# Virgin Music Festival coming to Calgary...



## Sneaky (Feb 14, 2006)

Interesting venue (right near crack central). No lineup announced yet.

http://calgary.ctv.ca/servlet/RTGAM...nav=fullstory&site_cfcn=http://calgary.ctv.ca


----------



## Robert1950 (Jan 21, 2006)

Sneaky said:


> Interesting venue (right near crack central). No lineup announced yet.


Maybe that's because there are no virgin musicians.


----------



## Sneaky (Feb 14, 2006)

Well after a six month wait they finally announced the lineup...

Headliners: Tragically Hip and Stone Temple Pilots.  

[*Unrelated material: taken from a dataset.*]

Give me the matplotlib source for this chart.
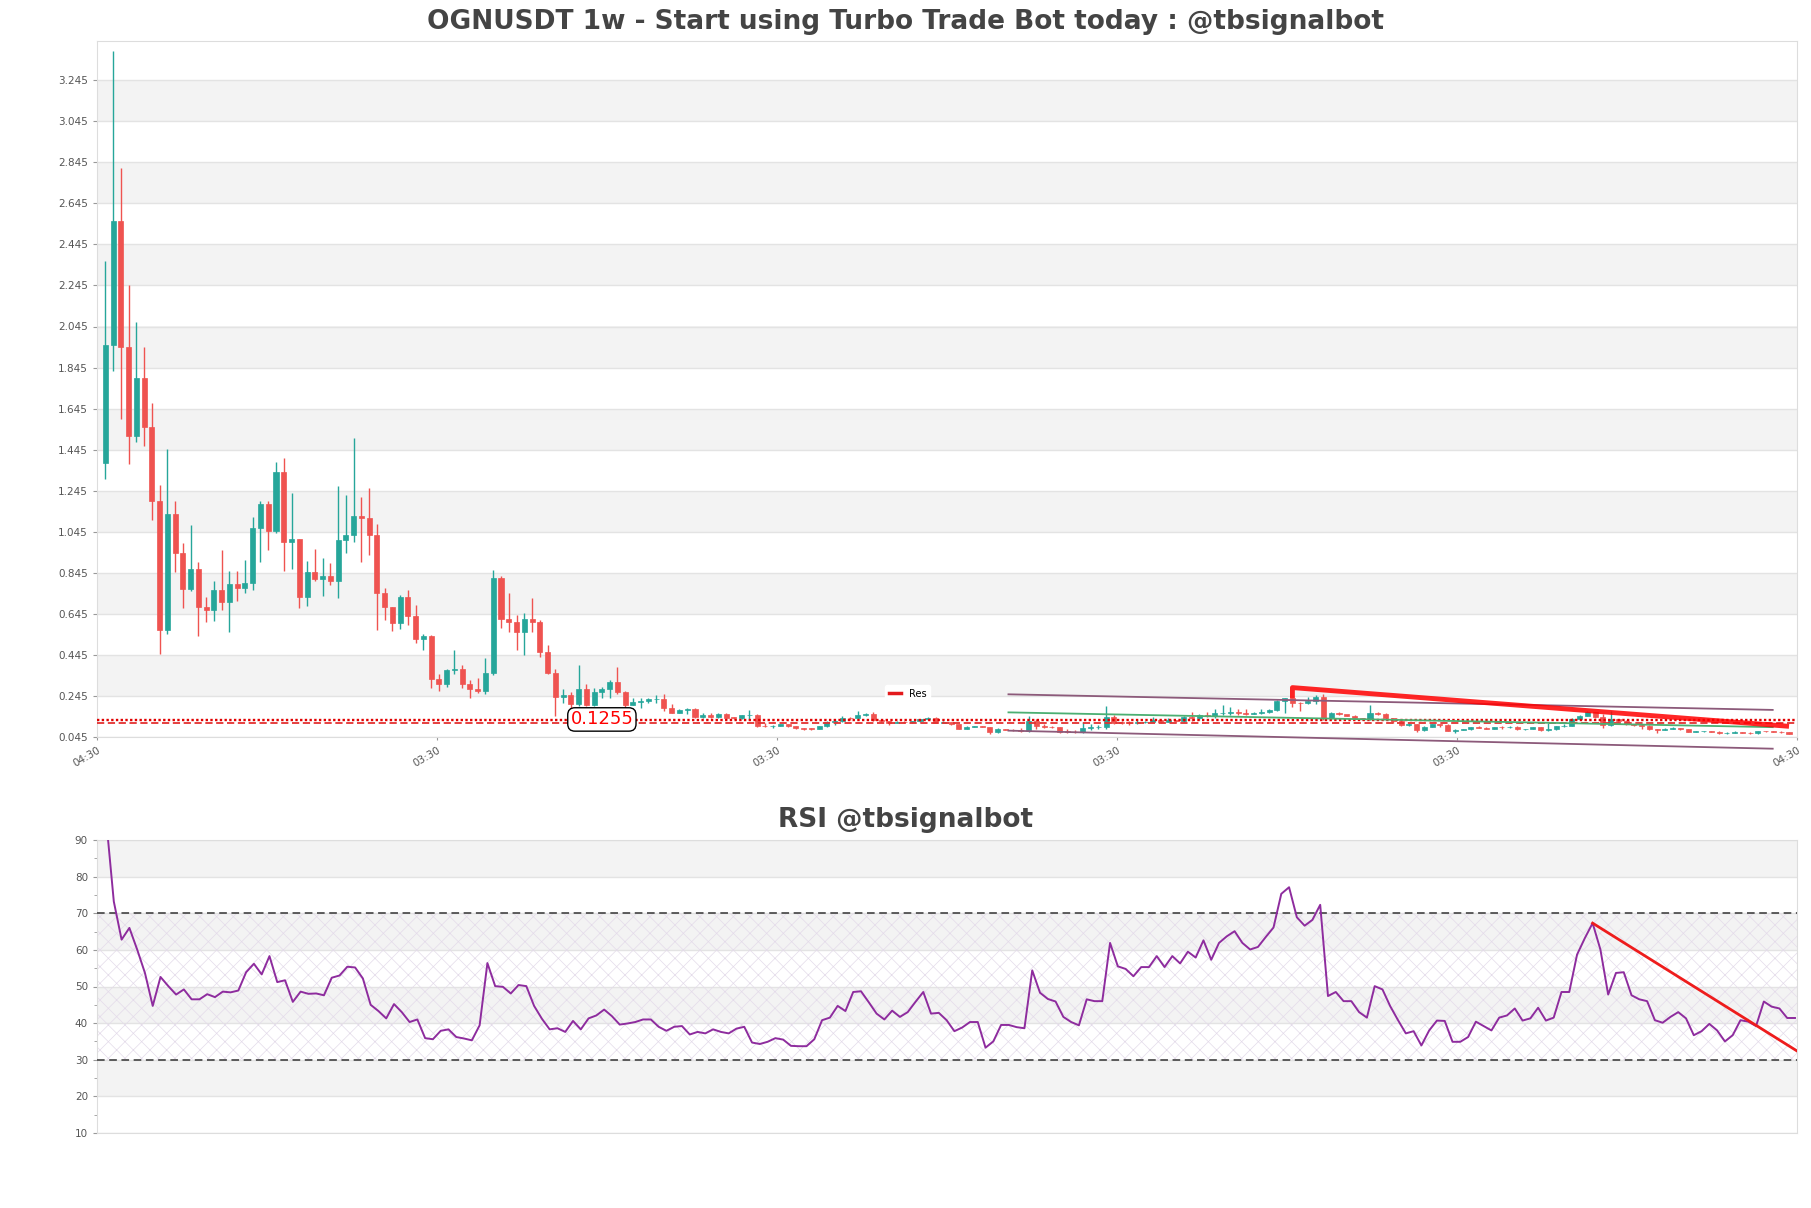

That's the best they can come up with???? As one person put it... it will be the hottest festival of 1998!


----------



## zontar (Oct 25, 2007)

Sneaky said:


> Well after a six month wait they finally announced the lineup...
> 
> Headliners: Tragically Hip and Stone Temple Pilots.
> 
> That's the best they can come up with???? As one person put it... it will be the hottest festival of 1998!



Good remark--so go back in time...

It is sort of underwhelming, given the promises.

Oh well--:banana:


----------



## GuitarsCanada (Dec 30, 2005)

The one for Toronto is no better. Foo Fighters and Oasis


----------